As successful as the day was, my reflections about Monday have also made me realize that if I was out of my comfort zone and overwhelmed by the divergent thinking of our group and my changing role in the learning that was taking place, others might experience this too.  Going forward, I need to be very cognizant of the fact that as we look ahead at the journey our school will take to help our grads to become creative, resilient collaborators (our three attributes that we are going to present to our students), many of us may be moving of our individual and collective comfort zones.  When we develop tasks and activities that truly require students to demonstrate our attributes, each of us will need support in working through learning that is non-linear, messy, and requires us to become a combination of learners, facilitators, cheerleaders, and 'grannies' all at the same time!

But if the net result of these tasks and activities that we co-create is the engagement and learning that I saw from our faculty on Monday, it will definitely be worth the initial discomfort that comes with inquiry-based learning.

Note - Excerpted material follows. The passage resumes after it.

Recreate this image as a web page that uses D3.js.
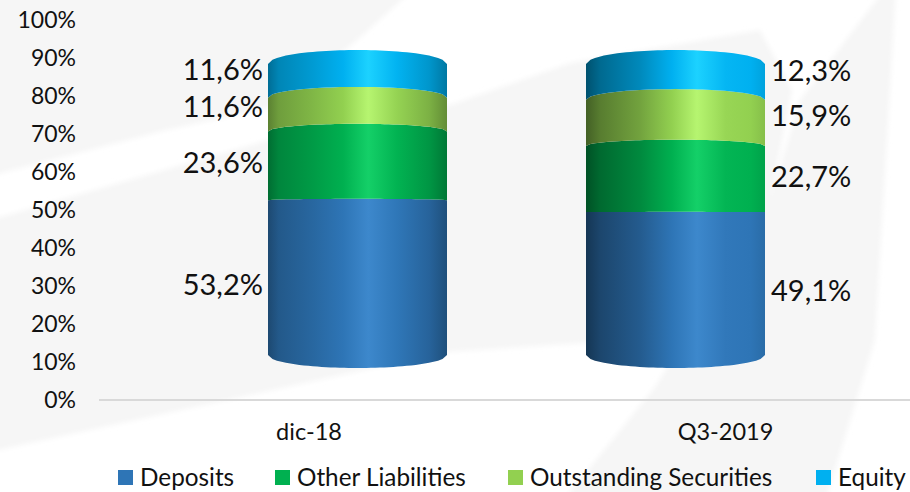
<!DOCTYPE html>
<html><head><meta charset="utf-8">
<script src="https://cdn.jsdelivr.net/npm/d3@7"></script>
<style>html,body{margin:0;padding:0;background:#fff}svg{display:block}text{font-family:Lato,"Open Sans",sans-serif;fill:#111}</style>
</head><body><svg id="c" width="910" height="492"></svg>
<script>
const categories = ["dic-18", "Q3-2019"];
const seriesNames = ["Deposits", "Other Liabilities", "Outstanding Securities", "Equity"];
const deposits = [53.2, 49.1];
const otherLiabilities = [23.6, 22.7];
const outstandingSecurities = [11.6, 15.9];
const equity = [11.6, 12.3];
const yTicks = [0, 10, 20, 30, 40, 50, 60, 70, 80, 90, 100];

const seriesValues = [deposits, otherLiabilities, outstandingSecurities, equity];
const baseColors = ["#2E75B6", "#00B050", "#92D050", "#00B0F0"];
const lightColors = ["#3D88CC", "#14D068", "#B6F570", "#1CD2FF"];
const shadeStops = [
  [[0, .62], [.06, .76], [.25, .88], [.42, 1.0], [.56, 1.6], [.72, 1.05], [.9, .85], [1, .68]],
  [[0, .46], [.08, .6], [.3, .78], [.48, 1.0], [.62, 1.6], [.78, 1.1], [.92, 1.0], [1, .92]]
];

const svg = d3.select("#c"), defs = svg.append("defs");
defs.append("filter").attr("id", "soft").attr("x", "-5%").attr("y", "-5%").attr("width", "110%").attr("height", "110%")
  .append("feGaussianBlur").attr("stdDeviation", 2.5);
const bg = svg.append("g").attr("fill", "#f6f6f6").attr("filter", "url(#soft)");
[
 [[-10,-10],[413,-10],[354,43],[268,108],[167,130],[-10,176]],
 [[-10,220],[268,140],[450,105],[570,63],[760,30],[792,90],[770,200],[690,330],[586,343],[447,352],[-10,452]],
 [[562,502],[655,387],[770,200],[800,100],[884,-10],[896,-10],[875,340],[825,502]]
].forEach(p => bg.append("path").attr("d", d3.line()(p) + "Z"));

const axisY = d3.scaleLinear().domain([0, 100]).range([400, 20]);
const barEdge = d3.scaleLinear().domain([0, 100]).range([355, 64]);
const barSag = d3.scaleLinear().domain([0, 100]).range([13, -14]);
const barX = d3.scalePoint().domain(categories).range([357.5, 675.5]);
const labelX = d3.scalePoint().domain(categories).range([308.5, 725]);
const barW = 179;

svg.append("line").attr("x1", 99).attr("x2", 910).attr("y1", 400).attr("y2", 400)
  .attr("stroke", "#d9d9d9").attr("stroke-width", 2);

const ax = svg.append("g").attr("transform", "translate(76,0)")
  .call(d3.axisLeft(axisY).tickValues(yTicks).tickFormat(d => d + "%").tickSize(0).tickPadding(0));
ax.select(".domain").remove();
ax.selectAll("text").attr("font-size", 23).style("font-family", "Lato").attr("fill", "#111");

const cat = svg.append("g").attr("transform", "translate(0,434.5)")
  .call(d3.axisBottom(labelX).tickSize(0).tickPadding(0));
cat.select(".domain").remove();
cat.selectAll("text").attr("font-size", 23.5).attr("dy", "0").attr("y", 0).attr("dominant-baseline", "middle").attr("fill", "#111");

function shade(si, k) {
  if (k > 1) return d3.interpolateRgb(baseColors[si], lightColors[si])(Math.min(1, (k - 1) / .6));
  const c = d3.rgb(baseColors[si]);
  return d3.rgb(c.r * k, c.g * k, c.b * k).formatHex();
}
function arc(v, x0, reverse) {
  const pts = d3.range(0, 41).map(i => {
    const t = i / 40;
    return [x0 + barW * t, barEdge(v) + barSag(v) * Math.sqrt(Math.max(0, 1 - (2 * t - 1) ** 2))];
  });
  return reverse ? pts.reverse() : pts;
}
const fmt = v => v.toFixed(1).replace(".", ",") + "%";

categories.forEach((c, ci) => {
  const x0 = barX(c) - barW / 2;
  let cum = 0;
  seriesValues.forEach((vals, si) => {
    const id = `g${ci}${si}`;
    const g = defs.append("linearGradient").attr("id", id);
    shadeStops[ci].forEach(([o, k]) => g.append("stop").attr("offset", o).attr("stop-color", shade(si, k)));
    const lo = cum, hi = cum + vals[ci];
    const pts = arc(hi, x0, false).concat(arc(lo, x0, true));
    svg.append("path").attr("d", d3.line()(pts) + "Z").attr("fill", `url(#${id})`);
    const mid = (lo + hi) / 2;
    svg.append("text").attr("x", ci === 0 ? x0 - 5 : x0 + barW + 6)
      .attr("y", barEdge(mid) + barSag(mid) + 4)
      .attr("text-anchor", ci === 0 ? "end" : "start")
      .attr("dominant-baseline", "middle").attr("font-size", 29).text(fmt(vals[ci]));
    cum = hi;
  });
});

const legX = d3.scaleOrdinal().domain(seriesNames).range([118, 275, 508, 816]);
const leg = svg.append("g");
seriesNames.forEach((n, i) => {
  leg.append("rect").attr("x", legX(n)).attr("y", 470).attr("width", 15).attr("height", 15).attr("fill", baseColors[i]);
  leg.append("text").attr("x", legX(n) + 22).attr("y", 479.5).attr("dominant-baseline", "middle").attr("font-size", 24.3).text(n);
});
</script></body></html>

*Cross posted at The Learning Nation

Monday, November 3, 2014

Connecting the Disconnected


On October 24th/25th, I was lucky enough to go to the 21st Century Learning conference in Vancouver, BC. I was particularly jazzed to see two presenters; Will Richardson and my pal Bill Ferriter have both impacted my thinking significantly since I added them to my personal learning network.  And while their methods were different, both Will and Bill had some common messages in terms of the learning that students are doing in schools today and how (or if?) it relates to the types of skills that students will need in the hyper-connected environment that we live in today.  They pushed the group to think about how we 'connect the disconnected' by highlighting a some points that resonated with me:

As kids move through the K-12 system, they become less and less engaged in their schooling.
And while Sir Ken Robinson and others have affirmed this fact for us, both Will and Bill quoted the 2012 Gallup Poll Student poll (of more than 500,000 students) that showed the percentage of students that described themselves as being engaged in their studies dropping by over 30 points as they move from elementary to high school.  Each of them challenged the group:  are we comfortable with this?   Are we willing to confront this?  And for me personally, no matter how many times I hear statistics like this, I still cringe and think about what we can do differently.

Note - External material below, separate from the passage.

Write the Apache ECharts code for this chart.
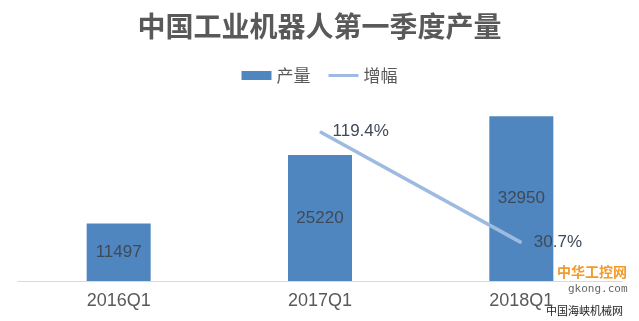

We need to give students meaningful work
Students want to do something that makes a difference.  They want to help others.  The Kiva Club developed by Bill Ferriter's Grade 6 that raises money to provide microloans for impoverished individuals and the #sugarkills blog to fight obesity that his students created are sustained by students who are willing to give up their own time to help others that they have never and will likely never meet.  But worksheets are not meaningful.  Memorizing answers to questions that we can simply search for using Google are not meaningful. Right now?  Meaningful.  There is a chance you might need to know this at some point in your life?  Well, not so much.

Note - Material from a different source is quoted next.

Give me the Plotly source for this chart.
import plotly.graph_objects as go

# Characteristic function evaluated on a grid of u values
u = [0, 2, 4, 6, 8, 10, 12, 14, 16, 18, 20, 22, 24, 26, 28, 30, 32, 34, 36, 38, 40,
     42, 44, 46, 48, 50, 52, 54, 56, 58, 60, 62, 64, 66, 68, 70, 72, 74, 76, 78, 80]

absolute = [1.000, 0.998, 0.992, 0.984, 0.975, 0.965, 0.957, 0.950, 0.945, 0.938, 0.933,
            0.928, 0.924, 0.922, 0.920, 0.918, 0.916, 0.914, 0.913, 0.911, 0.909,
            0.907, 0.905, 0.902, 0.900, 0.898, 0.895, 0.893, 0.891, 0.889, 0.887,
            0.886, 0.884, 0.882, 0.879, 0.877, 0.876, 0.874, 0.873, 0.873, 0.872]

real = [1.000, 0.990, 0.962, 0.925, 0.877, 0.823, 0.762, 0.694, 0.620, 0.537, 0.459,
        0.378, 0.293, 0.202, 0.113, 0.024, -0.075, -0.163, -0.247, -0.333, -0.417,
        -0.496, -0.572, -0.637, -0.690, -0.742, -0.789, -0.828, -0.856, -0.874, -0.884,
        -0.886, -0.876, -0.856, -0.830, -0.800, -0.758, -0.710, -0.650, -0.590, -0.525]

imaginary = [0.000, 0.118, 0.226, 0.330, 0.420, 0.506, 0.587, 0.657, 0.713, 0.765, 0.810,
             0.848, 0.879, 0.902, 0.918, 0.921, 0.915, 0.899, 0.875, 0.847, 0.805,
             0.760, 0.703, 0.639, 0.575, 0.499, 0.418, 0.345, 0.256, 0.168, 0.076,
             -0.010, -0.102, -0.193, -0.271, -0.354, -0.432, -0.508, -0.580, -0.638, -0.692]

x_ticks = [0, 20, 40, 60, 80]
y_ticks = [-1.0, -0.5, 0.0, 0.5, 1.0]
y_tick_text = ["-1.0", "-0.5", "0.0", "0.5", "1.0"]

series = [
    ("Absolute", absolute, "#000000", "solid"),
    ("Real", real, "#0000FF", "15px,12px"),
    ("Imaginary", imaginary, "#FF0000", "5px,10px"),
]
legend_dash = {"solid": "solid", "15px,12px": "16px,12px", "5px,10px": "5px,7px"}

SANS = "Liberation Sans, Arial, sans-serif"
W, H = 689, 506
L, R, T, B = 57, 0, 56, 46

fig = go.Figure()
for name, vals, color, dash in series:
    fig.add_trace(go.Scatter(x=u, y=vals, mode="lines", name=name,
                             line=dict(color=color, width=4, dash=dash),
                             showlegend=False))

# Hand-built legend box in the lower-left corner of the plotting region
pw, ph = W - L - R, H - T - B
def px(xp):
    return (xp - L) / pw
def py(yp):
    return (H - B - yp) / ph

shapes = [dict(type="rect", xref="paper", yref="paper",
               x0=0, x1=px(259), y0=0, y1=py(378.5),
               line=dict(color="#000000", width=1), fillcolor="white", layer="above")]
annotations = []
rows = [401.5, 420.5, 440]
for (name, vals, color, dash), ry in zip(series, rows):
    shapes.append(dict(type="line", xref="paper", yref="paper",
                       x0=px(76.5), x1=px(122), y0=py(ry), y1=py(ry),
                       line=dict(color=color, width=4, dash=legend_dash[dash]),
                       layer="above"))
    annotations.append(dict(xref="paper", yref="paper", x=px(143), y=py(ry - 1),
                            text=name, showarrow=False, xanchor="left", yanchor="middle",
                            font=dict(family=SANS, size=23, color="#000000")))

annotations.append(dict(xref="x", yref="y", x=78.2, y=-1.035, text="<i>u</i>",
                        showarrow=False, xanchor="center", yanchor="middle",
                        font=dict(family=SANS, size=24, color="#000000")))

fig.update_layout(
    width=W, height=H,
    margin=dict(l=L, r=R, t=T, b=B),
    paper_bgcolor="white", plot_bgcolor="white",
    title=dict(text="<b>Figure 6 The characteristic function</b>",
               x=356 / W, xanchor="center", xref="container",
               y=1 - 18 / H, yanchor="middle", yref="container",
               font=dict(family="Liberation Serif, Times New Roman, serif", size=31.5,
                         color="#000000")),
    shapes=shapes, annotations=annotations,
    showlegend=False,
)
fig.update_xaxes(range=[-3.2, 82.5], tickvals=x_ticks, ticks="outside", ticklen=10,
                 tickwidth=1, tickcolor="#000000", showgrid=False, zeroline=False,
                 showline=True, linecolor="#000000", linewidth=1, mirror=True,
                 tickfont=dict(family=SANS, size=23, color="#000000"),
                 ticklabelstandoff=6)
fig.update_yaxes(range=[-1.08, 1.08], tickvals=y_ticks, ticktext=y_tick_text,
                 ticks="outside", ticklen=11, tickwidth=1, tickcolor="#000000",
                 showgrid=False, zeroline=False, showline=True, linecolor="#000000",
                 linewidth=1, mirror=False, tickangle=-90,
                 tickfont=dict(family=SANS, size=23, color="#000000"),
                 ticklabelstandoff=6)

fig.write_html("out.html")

Classrooms need to be places to make connections, not disconnect
We can no longer ask students to disconnect from the hyperlinked, information-saturated, teacher-laden world (yes, teacher-laden--because students have the ability to learn so much from virtual and face-to-face peers and adults in their world who have loads of expertise in different areas) where they learn for two-thirds of their day.  As Will Richardson said, we need to completely wipe that scarcity-inspired thought from our minds.  We have to.  Because if we think that students are going to settle for anything less than that, they won't (and they aren't).

We MUST have a clear vision
We don't begin with 'all of our students are going to blog'.  Or 'each of our classrooms will have Smartboards'.  Or spending a billion dollars on iPads (as the LAUSD did, with decidedly 'mixed' results).  We don't begin with the mindset that 'technology engages kids'.  We begin with a vision of the attributes that we want for our children (like the excellent work being done in the Kelowna School District and Farmington High School), and then use these attributes to guide our decisions, our structures, our PD, and our approaches to student learning in our classrooms.  (To see a way to get started with your staff, check out this fun way to begin the conversation about developing a mission in schools.)

So, I know what you are thinking:

"Ya ya ya...we know all this stuff, but how do we do it?

Both Will and Bill were very clear--in British Columbia, we enjoy freedoms in our curriculum that simply do not exist in most jurisdictions across North America.  And they were also very clear in their plea for us as educators to take advantage of this curricular latitude to create the learning environments that children need.  And finally, they both told the participants one thing:  get started.  Now.  The urgency lies in the idea that every day the world is changing, so we have a moral imperative to change the environment that students learn in for six hours per day to more closely mirror the world they live in for the other eighteen hours.
So at Sa-Hali Secondary, what are we going to do as a result of the message that I heard this weekend?

  1. We are going to involve our students in the development of and execution of a process that will both highlight our work on attributes to this point and involve them in the selection and definition of these attributes.  We will use the High Tech High Tuning Protocol to develop this process starting with the question "How will we involve our school community in the development of our list of attributes so that they are in the heads, hearts and hands of students, staff and the community?"
  2. We are going to use these attributes as a start point for the process of Instructional Rounds in our school.  We will reflect on our school through the lens of the attributes that we feel are important, and determine how we can scale the innovative practices that are currently happening in our school through making the walls of our classroom permeable to our staff and to others.
  3. We are going to make student and adult learning visible at our school through the development of a school-wide digital portfolio.  Our staff and myself will learn the process of developing digital portfolios by creating a three-dimensional digital portfolio that will serve as our school improvement plan.  We will do this so that we can learn by doing, and model the creation of a positive digital footprint that will allow students to truly demonstrate what we know.  This will allow us to prepare students to develop a capstone project as a culmination of their K-12 learning (a great example of Capstone Projects can be seen at Chris Lehmann's Science Leadership Academy) that they can take away to support them in what they choose to do after they leave us.
  4. On a personal note, I am going to start a Kiva project at our school.  I don't know how this is going to work yet, but I am confident that like every school we have the students who want to make a difference in the lives of others.

Perhaps these are lofty goals, but I am articulating them here so I can hold myself to them.  I agree with Will and Bill, we can change how we engage and empower students in their education, and we need to start. Now.